Labanotation is a professional dance notation system widely used in dance education and choreography preservation. Automatically generating Labanotation dance scores from motion capture data can save a huge amount of manual time and effort. Recently, the sequence-to-sequence (seq2seq) model is applied to the automatic Labanotation generation. This model is based on an encoder-decoder structure, which encodes the input motion sequence to a fixed-length vector and then decodes it to generate the target sequence. However, the encoding of spatial skeleton structure of motion data is not considered in the existing work. Besides, it is challenging to align between the input motion data and the output Laban symbol sequences due to the severe imbalance of sequence lengths.
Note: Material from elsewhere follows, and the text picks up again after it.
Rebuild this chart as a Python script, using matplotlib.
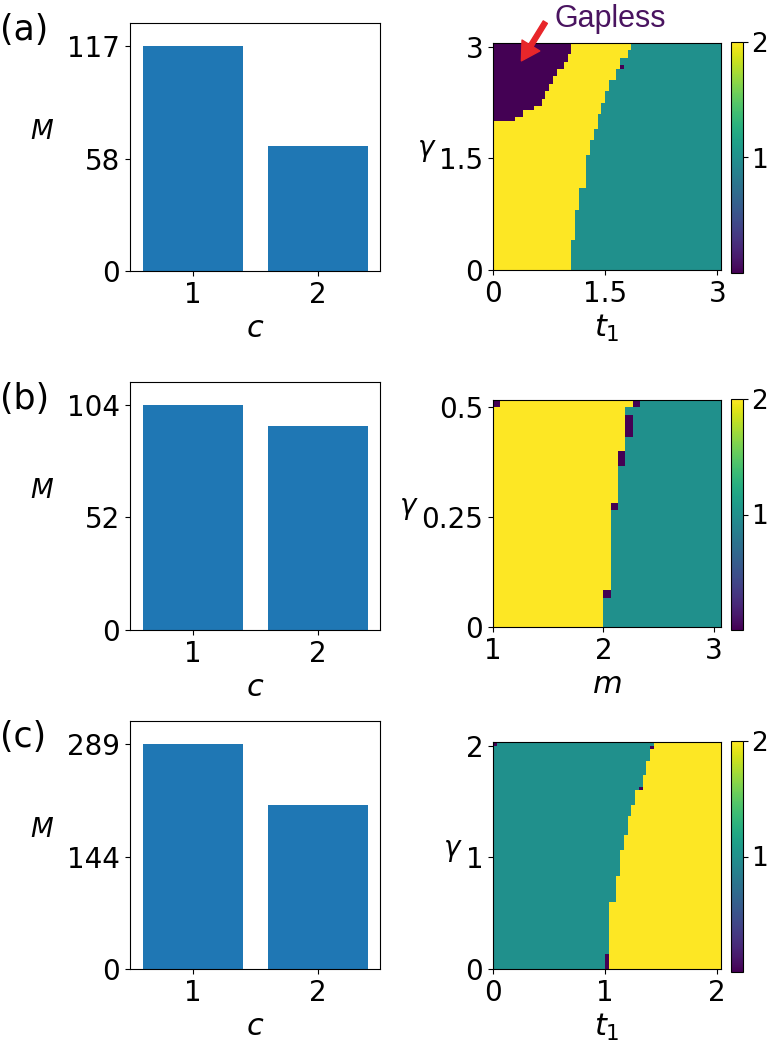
import numpy as np
import matplotlib.pyplot as plt

plt.rcParams['font.size'] = 20
plt.rcParams['mathtext.fontset'] = 'dejavusans'

# bar charts: M vs c
c_vals = [1, 2]
m_a = [117, 65]
m_b = [104, 94]
m_c = [289, 210]

# heatmap (a): t1 vs gamma, grid step 0.05
a_x0, a_step, a_n = 0.0, 0.05, 61
a_y0, a_ystep, a_ny = 0.0, 0.05, 61
a_edge_y = [0.0, 0.39, 0.82, 1.10, 1.37, 1.55, 1.73, 1.91, 2.09, 2.27, 2.40, 2.53, 2.69, 2.84, 2.95]
a_edge_x = [1.03, 1.09, 1.16, 1.23, 1.27, 1.32, 1.36, 1.41, 1.45, 1.51, 1.57, 1.63, 1.70, 1.79, 1.85]
a_gap_y = [0.0, 2.02, 2.07, 2.13, 2.22, 2.31, 2.42, 2.51, 2.62, 2.69, 2.80, 2.89, 3.0]
a_gap_x = [0.0, 0.29, 0.42, 0.54, 0.64, 0.70, 0.74, 0.81, 0.87, 0.93, 1.0, 1.03, 1.07]
a_spots = [(1.70, 2.72)]

# heatmap (b): m vs gamma
b_x0, b_step, b_n = 1.0, 2 / 30, 31
b_y0, b_ystep, b_ny = 0.0, 0.5 / 30, 31
b_edge_y = [0.0, 0.075, 0.283, 0.40, 0.5]
b_edge_x = [1.98, 2.05, 2.12, 2.18, 2.25]
b_spots = [(1.0, 0.5), (2.25, 0.5), (2.18, 0.434), (2.18, 0.45), (2.18, 0.467),
           (2.12, 0.367), (2.12, 0.383), (2.05, 0.267), (1.98, 0.067)]

# heatmap (c): t1 vs gamma
c_x0, c_step, c_n = 0.0, 2 / 60, 61
c_y0, c_ystep, c_ny = 0.0, 2 / 60, 61
c_edge_y = [0.0, 0.60, 0.84, 1.05, 1.19, 1.35, 1.48, 1.60, 1.75, 1.87, 1.97]
c_edge_x = [1.036, 1.086, 1.125, 1.16, 1.20, 1.24, 1.28, 1.32, 1.36, 1.39, 1.43]
c_spots = [(1.0, 0.0), (1.0, 0.033), (1.0, 0.067), (1.0, 0.1), (1.30, 1.60),
           (1.40, 1.967), (0.0, 2.0)]


def step_lookup(yv, ys, xs, half):
    k = 0
    for i, y in enumerate(ys):
        if yv + half >= y:
            k = i
    return xs[k]


def build_map(x0, dx, nx, y0, dy, ny, edge_y, edge_x, left_val, right_val,
              spots, gap_y=None, gap_x=None):
    grid = np.zeros((ny, nx))
    for j in range(ny):
        yv = y0 + j * dy
        b = step_lookup(yv, edge_y, edge_x, dy / 2)
        g = step_lookup(yv, gap_y, gap_x, dy / 2) if gap_y else -1
        for i in range(nx):
            xv = x0 + i * dx
            if xv + dx / 2 < g:
                grid[j, i] = 0
            elif xv + dx / 2 < b:
                grid[j, i] = left_val
            else:
                grid[j, i] = right_val
    for sx, sy in spots:
        grid[int(round((sy - y0) / dy)), int(round((sx - x0) / dx))] = 0
    ext = [x0, x0 + nx * dx, y0, y0 + ny * dy]
    return grid, ext


map_a = build_map(a_x0, a_step, a_n, a_y0, a_ystep, a_ny, a_edge_y, a_edge_x, 2, 1,
                  a_spots, a_gap_y, a_gap_x)
map_b = build_map(b_x0, b_step, b_n, b_y0, b_ystep, b_ny, b_edge_y, b_edge_x, 2, 1, b_spots)
map_c = build_map(c_x0, c_step, c_n, c_y0, c_ystep, c_ny, c_edge_y, c_edge_x, 1, 2, c_spots)

rows = [
    ('(a)', m_a, map_a, [0, 1.5, 3], ['0', '1.5', '3'], [0, 1.5, 3], ['0', '1.5', '3'], '$t_1$'),
    ('(b)', m_b, map_b, [1, 2, 3], ['1', '2', '3'], [0, 0.25, 0.5], ['0', '0.25', '0.5'], '$m$'),
    ('(c)', m_c, map_c, [0, 1, 2], ['0', '1', '2'], [0, 1, 2], ['0', '1', '2'], '$t_1$'),
]

W, H = 768, 1045
fig = plt.figure(figsize=(W / 100, H / 100), dpi=100)

bar_tops = [23, 382, 721]
heat_tops = [43, 400, 742]
label_y = [30, 399, 737]

for r, (tag, mv, (grid, ext), xt, xtl, yt, ytl, xlab) in enumerate(rows):
    # bar panel
    axb = fig.add_axes([130 / W, 1 - (bar_tops[r] + 248) / H, 250 / W, 248 / H])
    axb.bar(c_vals, mv, width=0.8, color='#1f77b4')
    top = mv[0]
    axb.set_ylim(0, 1.1 * top)
    axb.set_xlim(0.5, 2.5)
    axb.set_yticks([0, top // 2, top])
    axb.set_xticks(c_vals)
    axb.set_xlabel('$c$', fontsize=22)
    axb.set_ylabel('$M$', rotation=0, fontsize=19, ha='center', va='center')
    axb.yaxis.set_label_coords(-0.352, 0.56)

    # heatmap panel
    axh = fig.add_axes([493 / W, 1 - (heat_tops[r] + 227) / H, 228 / W, 227 / H])
    im = axh.imshow(grid, origin='lower', extent=ext, aspect='auto',
                    cmap='viridis', vmin=0, vmax=2, interpolation='nearest')
    axh.set_xticks(xt)
    axh.set_xticklabels(xtl)
    axh.set_yticks(yt)
    axh.set_yticklabels(ytl)
    axh.set_xlabel(xlab, fontsize=22)
    axh.set_ylabel(r'$\gamma$', rotation=0, fontsize=20, va='baseline', labelpad=9)

    cax = fig.add_axes([731 / W, 1 - (heat_tops[r] + 230) / H, 12 / W, 231 / H])
    cb = fig.colorbar(im, cax=cax)
    cb.set_ticks([1, 2])
    cb.set_ticklabels(['1', '2'])
    cax.tick_params(labelsize=19, pad=2)

    fig.text(0.0, 1 - label_y[r] / H, tag, fontsize=25, va='center', ha='left')

    if r == 0:
        axh.annotate('', xy=(0.38, 2.81), xytext=(0.70, 3.33), annotation_clip=False,
                     arrowprops=dict(facecolor='#e8262a', edgecolor='#e8262a',
                                     width=3.5, headwidth=15, headlength=13, shrink=0))
        axh.text(1.57, 3.37, 'Gapless', color='#4a1460', fontsize=22,
                 family='Liberation Sans', ha='center', va='center', clip_on=False)

fig.savefig('out.png', dpi=100)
Therefore, in this paper, we present a new seq2seq model for more effective Labanotation generation. In the encoder, we propose a new gesture-sensitive graph convolutional network with learned adaptive joint weights and non-physical connections to learn both spatial and temporal patterns from motion data sequences. In the decoder, we exploit motion rhythm information and propose a novel rhythm-aware attention mechanism to learn a good alignment between motion sequences and Laban symbol sequences, so that we can focus on relevant parts of the input motion sequence without searching in the whole sequence when predicting a target Laban symbol. Extensive experiments on two real-world datasets show that the proposed method achieves a better performance compared with the state-of-the-art approaches on the task of automatic Labanotation generation.